* [WHAT IS REQUIRED] Extract every line of the material that holds the string "with".

————————

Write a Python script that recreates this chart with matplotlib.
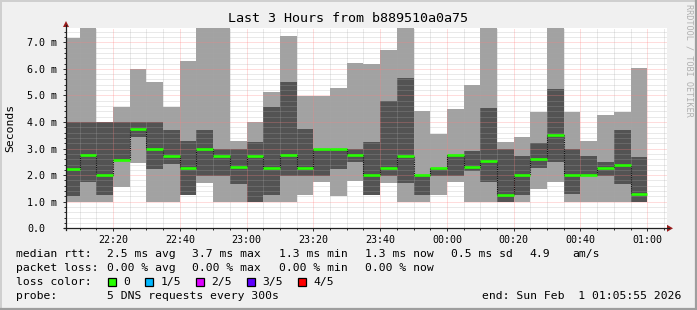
import numpy as np
import matplotlib
matplotlib.use("Agg")
import matplotlib.pyplot as plt
from matplotlib.patches import Rectangle, Polygon
from matplotlib.ticker import FixedLocator, MultipleLocator

W, H = 697, 310
MONO = "DejaVu Sans Mono"

# ---------------- data ----------------
view_start_label = "22:05:55"
view_end_label = "01:05:55"
bar_end_labels = ["22:10", "22:15", "22:20", "22:25", "22:30", "22:35", "22:40",
                  "22:45", "22:50", "22:55", "23:00", "23:05", "23:10", "23:15",
                  "23:20", "23:25", "23:30", "23:35", "23:40", "23:45", "23:50",
                  "23:55", "00:00", "00:05", "00:10", "00:15", "00:20", "00:25",
                  "00:30", "00:35", "00:40", "00:45", "00:50", "00:55", "01:00"]
# sorted ping values per 5-minute round (ms)
ping_max = [7.17, 8.00, 4.00, 4.58, 6.00, 5.51, 4.58, 6.30, 8.00, 8.00, 3.29, 4.00,
            5.13, 7.24, 4.99, 4.99, 5.27, 6.22, 6.18, 6.71, 8.00, 4.41, 3.56, 4.49,
            5.39, 8.00, 3.26, 3.44, 4.38, 8.00, 4.38, 3.29, 4.26, 4.38, 6.02]
ping_hi = [4.00, 4.00, 4.00, 4.00, 4.00, 4.00, 3.69, 3.29, 3.69, 2.98, 2.98, 3.24,
           4.57, 5.51, 3.74, 3.00, 3.00, 3.00, 3.25, 4.79, 5.64, 2.00, 2.26, 2.76,
           2.91, 4.53, 2.98, 2.72, 3.21, 5.24, 2.98, 2.72, 2.48, 3.70, 2.68]
ping_med = [2.23, 2.77, 1.99, 2.58, 3.73, 3.00, 2.71, 2.28, 3.00, 2.73, 2.30, 2.72,
            2.28, 2.76, 2.26, 3.00, 3.00, 2.76, 1.99, 2.28, 2.73, 1.99, 2.26, 2.75,
            2.30, 2.53, 1.25, 1.99, 2.60, 3.51, 1.99, 1.99, 2.26, 2.38, 1.30]
ping_lo = [1.22, 1.75, 1.25, 2.58, 3.44, 2.23, 2.43, 1.25, 1.97, 1.97, 1.67, 1.00,
           1.25, 1.97, 1.97, 1.97, 2.23, 2.50, 1.25, 1.97, 1.70, 1.25, 1.97, 1.97,
           2.17, 1.75, 1.00, 1.25, 2.28, 2.51, 1.30, 1.97, 1.97, 1.67, 1.00]
ping_min = [1.00, 1.00, 1.00, 1.55, 2.46, 1.00, 1.00, 1.25, 1.70, 1.00, 1.00, 1.00,
            1.00, 1.00, 1.25, 1.75, 1.22, 1.78, 1.25, 1.70, 1.00, 1.00, 1.25, 1.75,
            1.00, 1.00, 1.00, 1.00, 1.48, 1.75, 1.00, 1.00, 1.00, 1.00, 1.00]

x_tick_labels = ["22:20", "22:40", "23:00", "23:20", "23:40", "00:00", "00:20", "00:40", "01:00"]
y_tick_values = [0, 1, 2, 3, 4, 5, 6, 7]
y_tick_labels = ["0.0", "1.0 m", "2.0 m", "3.0 m", "4.0 m", "5.0 m", "6.0 m", "7.0 m"]

title = "Last 3 Hours from b889510a0a75"
y_label = "Seconds"
legend_rows = [
    [("median rtt:", 16), ("2.5 ms avg", 106.7), ("3.7 ms max", 192.4), ("1.3 ms min", 279),
     ("1.3 ms now", 365), ("0.5 ms sd", 451), ("4.9", 529), ("am/s", 572)],
    [("packet loss:", 16), ("0.00 % avg", 106.7), ("0.00 % max", 192.4), ("0.00 % min", 279),
     ("0.00 % now", 365)],
]
loss_labels = ["0", "1/5", "2/5", "3/5", "4/5"]
loss_colors = ["#26ff00", "#00b8ff", "#dd00ff", "#5e00ff", "#ff0000"]
probe_text = "5 DNS requests every 300s"
end_text = "end: Sun Feb  1 01:05:55 2026"


def to_min(lbl):
    parts = [int(p) for p in lbl.split(":")]
    h, m = parts[0], parts[1]
    s = parts[2] if len(parts) > 2 else 0
    if h < 12:
        h += 24
    return (h - 22) * 60 + m + s / 60.0


x0 = to_min(view_start_label)
x1 = to_min(view_end_label)
ends = np.array([to_min(l) for l in bar_end_labels])
starts = np.concatenate([[x0], ends[:-1]])
widths = ends - starts

# ---------------- figure ----------------
fig = plt.figure(figsize=(W / 100, H / 100), dpi=100)
fig.patch.set_facecolor("#f0f0f0")

left_px, right_px, top_px, bot_px = 66, 667, 28, 228.3
ax = fig.add_axes([left_px / W, (H - bot_px) / H, (right_px - left_px) / W, (bot_px - top_px) / H])
ax.set_facecolor("white")
ax.set_xlim(x0, x1)
ax.set_ylim(0, (bot_px - top_px) / ((bot_px - 42.3) / 7.0))

light = "#a2a2a2"
dark = "#535353"
pmax = np.array(ping_max); phi = np.array(ping_hi); pmed = np.array(ping_med)
plo = np.array(ping_lo); pmin = np.array(ping_min)
ax.bar(starts, pmax - pmin, width=widths, bottom=pmin, align="edge", color=light,
       linewidth=0, zorder=1)
ax.bar(starts, phi - plo, width=widths, bottom=plo, align="edge", color=dark,
       linewidth=0, zorder=1.1)

# median: dotted dark step line + green segments
step_x = np.concatenate([starts, [ends[-1]]])
step_y = np.concatenate([pmed, [pmed[-1]]])
ax.step(step_x, step_y, where="post", color="#101010", lw=0.8,
        linestyle=(0, (1, 1)), zorder=3)
ax.hlines(pmed, starts, ends, colors=loss_colors[0], lw=1.9, zorder=3.2)

# grid
ax.set_axisbelow(False)
ax.xaxis.set_major_locator(FixedLocator([to_min(l) for l in x_tick_labels]))
ax.set_xticklabels(x_tick_labels)
ax.xaxis.set_minor_locator(FixedLocator(np.arange(10, x1, 5)))
ax.yaxis.set_major_locator(FixedLocator(y_tick_values))
ax.set_yticklabels(y_tick_labels)
ax.yaxis.set_minor_locator(MultipleLocator(0.2))
ax.grid(which="major", color="#ff8080", alpha=0.55, lw=0.72, linestyle=(0, (1, 1)))
ax.grid(which="minor", color="#a8a8a8", alpha=0.5, lw=0.72, linestyle=(0, (1, 1)))
for sp in ax.spines.values():
    sp.set_visible(False)
ax.tick_params(which="major", direction="out", length=2.5, width=0.72, color="#303030",
               labelsize=7.2, labelcolor="#000000")
ax.tick_params(which="minor", direction="out", length=1.6, width=0.72, color="#303030")
ax.tick_params(axis="x", which="major", pad=2.2)
ax.tick_params(axis="y", which="major", pad=25.5)
for t in ax.get_xticklabels() + ax.get_yticklabels():
    t.set_fontfamily(MONO)
for t in ax.get_yticklabels():
    t.set_horizontalalignment("left")

# ---------------- overlay (pixel coordinates) ----------------
ov = fig.add_axes([0, 0, 1, 1])
ov.set_xlim(0, W)
ov.set_ylim(H, 0)
ov.axis("off")
ov.patch.set_alpha(0)

# frame shading
ov.plot([0.5, W - 0.5], [0.5, 0.5], color="#cfcfcf", lw=1.4)
ov.plot([0.5, 0.5], [0.5, H - 0.5], color="#cfcfcf", lw=1.4)
ov.plot([0, W], [H - 1, H - 1], color="#9e9e9e", lw=1.6)
ov.plot([W - 1, W - 1], [0, H], color="#9e9e9e", lw=1.6)

# axes lines with arrows
axis_col = "#202020"
ov.plot([left_px, left_px], [bot_px + 2, top_px - 3], color=axis_col, lw=0.9)
ov.plot([left_px - 2, right_px + 2], [bot_px, bot_px], color=axis_col, lw=0.9)
arrow_col = "#9b1c1c"
ov.add_patch(Polygon([[left_px - 3, top_px - 1], [left_px + 3, top_px - 1], [left_px, top_px - 7]],
                     closed=True, color=arrow_col, lw=0))
ov.add_patch(Polygon([[right_px, bot_px - 3.5], [right_px, bot_px + 3.5], [right_px + 6, bot_px]],
                     closed=True, color=arrow_col, lw=0))

# title, y label, watermark
ov.text(348, 19, title, ha="center", va="center", fontsize=9.6, family=MONO, color="#000000")
ov.text(10.5, (top_px + bot_px) / 2, y_label, ha="center", va="center", rotation=90,
        fontsize=8.2, family=MONO, color="#000000")
ov.text(688.5, 4, "RRDTOOL / TOBI OETIKER", ha="center", va="top", rotation=270,
        fontsize=6.1, family=MONO, color="#b0b0b0")

# legend
row_y = [254, 268, 282, 296]
for r, items in enumerate(legend_rows):
    for txt, xx in items:
        ov.text(xx, row_y[r], txt, ha="left", va="center", fontsize=8.2, family=MONO, color="#000000")

ov.text(16, row_y[2], "loss color:", ha="left", va="center", fontsize=8.2, family=MONO)
box_x = [108, 145.3, 196, 246.7, 297.8]
lab_x = [123.6, 161, 211.6, 262, 313.3]
for bx, lx, lab, col in zip(box_x, lab_x, loss_labels, loss_colors):
    ov.add_patch(Rectangle((bx, row_y[2] - 4.3), 8, 8.6, facecolor=col, edgecolor="#000000", lw=0.9))
    ov.text(lx, row_y[2], lab, ha="left", va="center", fontsize=8.2, family=MONO)

ov.text(16, row_y[3], "probe:", ha="left", va="center", fontsize=8.2, family=MONO)
ov.text(106.7, row_y[3], probe_text, ha="left", va="center", fontsize=8.2, family=MONO)
ov.text(681, row_y[3], end_text, ha="right", va="center", fontsize=8.2, family=MONO)

fig.savefig("out.png", dpi=100, facecolor=fig.get_facecolor())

————————

* [ANSWER TO THE PROBLEM]
Write a Python script that recreates this chart with matplotlib.
# axes lines with arrows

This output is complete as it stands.